__DATA LINES__:
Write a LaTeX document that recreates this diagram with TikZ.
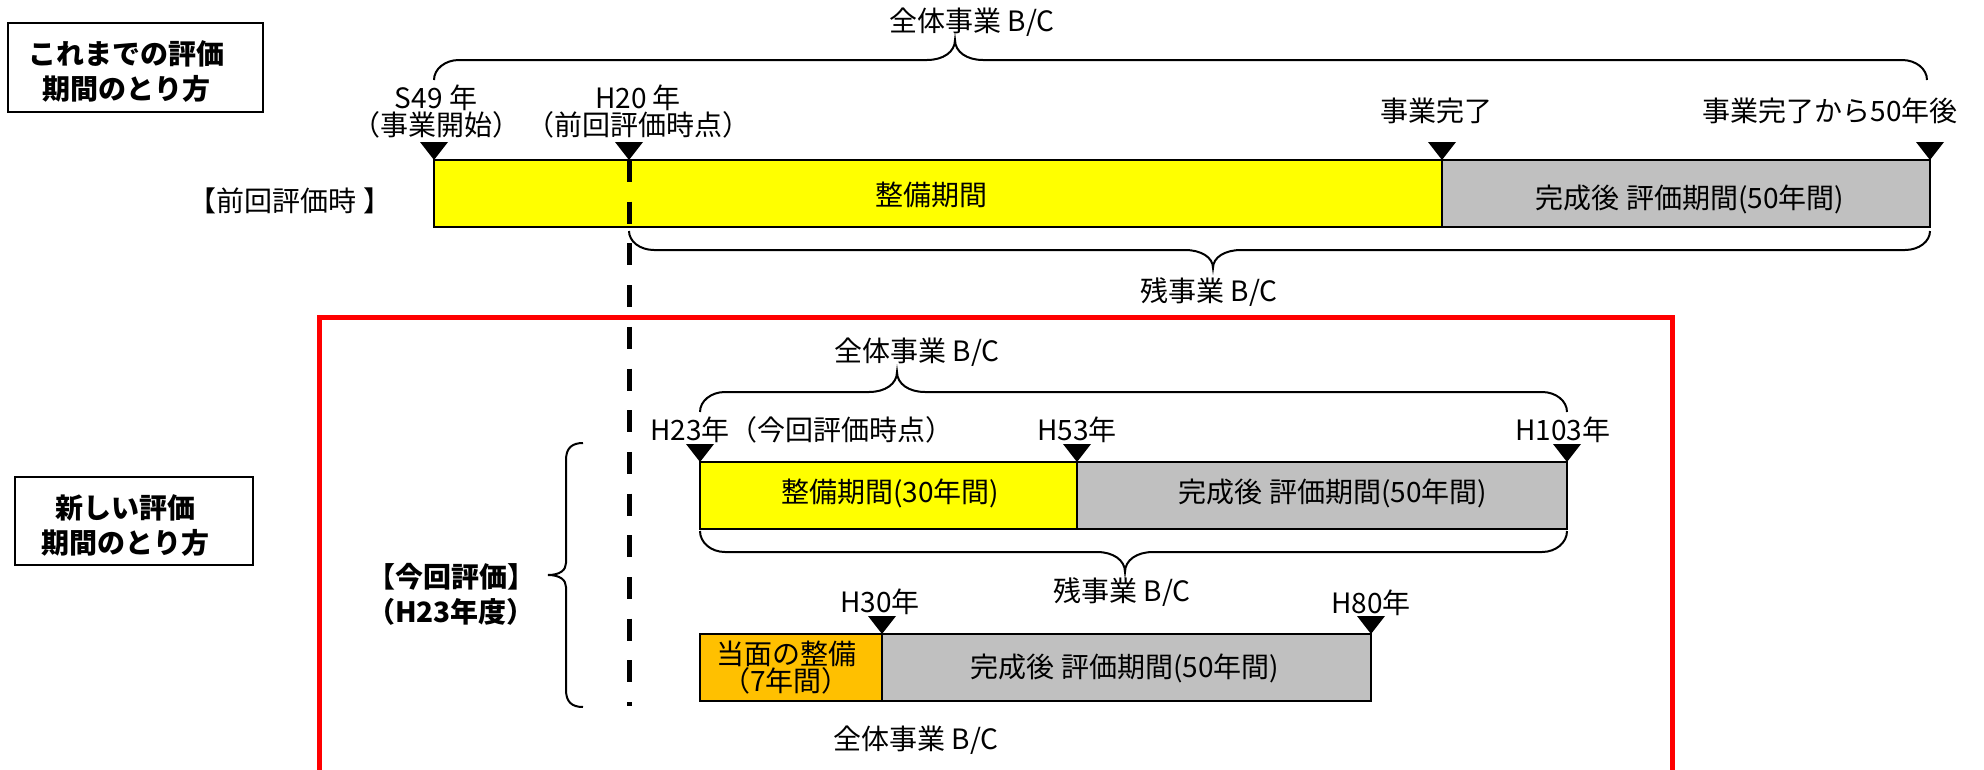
\documentclass[tikz,border=0pt]{standalone}
\usepackage{fontspec}
\setmainfont{Noto Sans CJK JP}
\definecolor{ybar}{HTML}{FFFF00}
\definecolor{gbar}{HTML}{C0C0C0}
\definecolor{obar}{HTML}{FFC000}
\definecolor{rframe}{HTML}{FF0000}
\newcommand\Tri[2]{\fill (#1,#2) -- ({#1-14},{#2-18}) -- ({#1+14},{#2-18}) -- cycle;}
% x0 x1 yline yend tipx tipy
\newcommand\HBrace[6]{%
  \draw[bracel] (#1,#4) .. controls (#1,{#3+0.45*(#4-#3)}) and ({#1+11},#3) .. ({#1+25},#3)
   -- ({#5-28},#3) .. controls ({#5-12},#3) and (#5,{#3+0.4*(#6-#3)}) .. (#5,#6)
   .. controls (#5,{#3+0.4*(#6-#3)}) and ({#5+12},#3) .. ({#5+28},#3)
   -- ({#2-25},#3) .. controls ({#2-11},#3) and (#2,{#3+0.45*(#4-#3)}) .. (#2,#4);}
\begin{document}
\begin{tikzpicture}[x=1pt,y=-1pt,
  lbl/.style={font=\fontsize{28}{27}\selectfont, inner sep=0pt, align=center},
  blbl/.style={font=\fontsize{28}{35}\selectfont\bfseries, inner sep=0pt, align=center},
  bar/.style={draw=black, line width=2.5pt, inner sep=0pt, outer sep=0pt, anchor=north west},
  titlebox/.style={draw=black, line width=2pt, inner sep=0pt},
  bracel/.style={draw=black, line width=2pt},
  cut/.style={draw=black, line width=5pt, dash pattern=on 22pt off 19.7pt},
  frame/.style={draw=rframe, line width=5pt}]
\useasboundingbox (0,0) rectangle (1984,769);
\clip (0,0) rectangle (1984,769);

% ---- title boxes
\node[titlebox, minimum width=255pt, minimum height=89pt] (box1) at (135.5,67.5) {};
\node[blbl] (box1t) at (126,72) {これまでの評価\\期間のとり方};
\node[titlebox, minimum width=238pt, minimum height=88pt] (box2) at (134,521) {};
\node[blbl] (box2t) at (125,526) {新しい評価\\期間のとり方};

% ---- previous evaluation (top)
\node[bar, fill=ybar, minimum width=1008pt, minimum height=67pt] (b1) at (434,160) {};
\node[bar, fill=gbar, minimum width=488pt, minimum height=67pt] (b2) at (1442,160) {};
\node[lbl] (b1t) at (931,195) {整備期間};
\node[lbl] (b2t) at (1690,199) {完成後 評価期間(50年間)};
\node[lbl] (prev) at (290,201) {【前回評価時 】};

\Tri{434}{160}\Tri{629}{160}\Tri{1442}{160}\Tri{1930}{160}
\node[lbl] (s49) at (436,112) {S49 年\\（事業開始）};
\node[lbl] (h20) at (638,112) {H20 年\\（前回評価時点）};
\node[lbl] (done) at (1436,111) {事業完了};
\node[lbl] (done50) at (1830,111) {事業完了から50年後};

\HBrace{434}{1927}{60}{80}{955}{40}
\node[lbl] (all1) at (972,22) {全体事業 B/C};
\HBrace{629}{1930}{250}{231}{1213}{268}
\node[lbl] (rem1) at (1209,292) {残事業 B/C};

% ---- red frame
\draw[frame] (319,900) -- (319,317.5) -- (1672,317.5) -- (1672,900);

% ---- new evaluation
\node[bar, fill=ybar, minimum width=377pt, minimum height=67pt] (b3) at (700,462) {};
\node[bar, fill=gbar, minimum width=490pt, minimum height=67pt] (b4) at (1077,462) {};
\node[lbl] (b3t) at (890,493) {整備期間(30年間)};
\node[lbl] (b4t) at (1333,493) {完成後 評価期間(50年間)};
\Tri{700}{462}\Tri{1077}{462}\Tri{1567}{462}
\node[lbl, anchor=west] (h23) at (650,430) {H23年（今回評価時点）};
\node[lbl] (h53) at (1077,430) {H53年};
\node[lbl] (h103) at (1563,430) {H103年};
\HBrace{700}{1567}{392}{412}{897}{372}
\node[lbl] (all2) at (917,352) {全体事業 B/C};
\HBrace{700}{1567}{552}{531}{1125}{572}
\node[lbl] (rem2) at (1122,592) {残事業 B/C};

\node[bar, fill=obar, minimum width=182pt, minimum height=67pt] (b5) at (700,634) {};
\node[bar, fill=gbar, minimum width=489pt, minimum height=67pt] (b6) at (882,634) {};
\node[lbl] (b5t) at (786,668) {当面の整備\\（7年間）};
\node[lbl] (b6t) at (1125,668) {完成後 評価期間(50年間)};
\Tri{882}{634}\Tri{1371}{634}
\node[lbl] (h30) at (880,602) {H30年};
\node[lbl] (h80) at (1371,603) {H80年};
\node[lbl] (all3) at (916,740) {全体事業 B/C};

% ---- left brace and label
\draw[bracel] (583,443) .. controls (572,443) and (566,448) .. (566,460) -- (566,563)
  .. controls (566,570) and (560,575) .. (548,575)
  .. controls (560,575) and (566,580) .. (566,587) -- (566,690)
  .. controls (566,702) and (572,707) .. (583,707);
\node[blbl] (cur) at (451,594) {【今回評価】\\（H23年度）};

% ---- dashed cut line at H20
\coordinate (cutTop) at (629,160);
\coordinate (cutEnd) at (629,706);
\draw[cut] (cutTop) -- (cutEnd);
\end{tikzpicture}
\end{document}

__PROBLEM__: Would you reproduce the lines above, from the very first through the line containing "(done50) at (1830,111)", exactly and without the pictures?

__IN RESPONSE__:
Write a LaTeX document that recreates this diagram with TikZ.
\documentclass[tikz,border=0pt]{standalone}
\usepackage{fontspec}
\setmainfont{Noto Sans CJK JP}
\definecolor{ybar}{HTML}{FFFF00}
\definecolor{gbar}{HTML}{C0C0C0}
\definecolor{obar}{HTML}{FFC000}
\definecolor{rframe}{HTML}{FF0000}
\newcommand\Tri[2]{\fill (#1,#2) -- ({#1-14},{#2-18}) -- ({#1+14},{#2-18}) -- cycle;}
% x0 x1 yline yend tipx tipy
\newcommand\HBrace[6]{%
  \draw[bracel] (#1,#4) .. controls (#1,{#3+0.45*(#4-#3)}) and ({#1+11},#3) .. ({#1+25},#3)
   -- ({#5-28},#3) .. controls ({#5-12},#3) and (#5,{#3+0.4*(#6-#3)}) .. (#5,#6)
   .. controls (#5,{#3+0.4*(#6-#3)}) and ({#5+12},#3) .. ({#5+28},#3)
   -- ({#2-25},#3) .. controls ({#2-11},#3) and (#2,{#3+0.45*(#4-#3)}) .. (#2,#4);}
\begin{document}
\begin{tikzpicture}[x=1pt,y=-1pt,
  lbl/.style={font=\fontsize{28}{27}\selectfont, inner sep=0pt, align=center},
  blbl/.style={font=\fontsize{28}{35}\selectfont\bfseries, inner sep=0pt, align=center},
  bar/.style={draw=black, line width=2.5pt, inner sep=0pt, outer sep=0pt, anchor=north west},
  titlebox/.style={draw=black, line width=2pt, inner sep=0pt},
  bracel/.style={draw=black, line width=2pt},
  cut/.style={draw=black, line width=5pt, dash pattern=on 22pt off 19.7pt},
  frame/.style={draw=rframe, line width=5pt}]
\useasboundingbox (0,0) rectangle (1984,769);
\clip (0,0) rectangle (1984,769);

% ---- title boxes
\node[titlebox, minimum width=255pt, minimum height=89pt] (box1) at (135.5,67.5) {};
\node[blbl] (box1t) at (126,72) {これまでの評価\\期間のとり方};
\node[titlebox, minimum width=238pt, minimum height=88pt] (box2) at (134,521) {};
\node[blbl] (box2t) at (125,526) {新しい評価\\期間のとり方};

% ---- previous evaluation (top)
\node[bar, fill=ybar, minimum width=1008pt, minimum height=67pt] (b1) at (434,160) {};
\node[bar, fill=gbar, minimum width=488pt, minimum height=67pt] (b2) at (1442,160) {};
\node[lbl] (b1t) at (931,195) {整備期間};
\node[lbl] (b2t) at (1690,199) {完成後 評価期間(50年間)};
\node[lbl] (prev) at (290,201) {【前回評価時 】};

\Tri{434}{160}\Tri{629}{160}\Tri{1442}{160}\Tri{1930}{160}
\node[lbl] (s49) at (436,112) {S49 年\\（事業開始）};
\node[lbl] (h20) at (638,112) {H20 年\\（前回評価時点）};
\node[lbl] (done) at (1436,111) {事業完了};
\node[lbl] (done50) at (1830,111) {事業完了から50年後};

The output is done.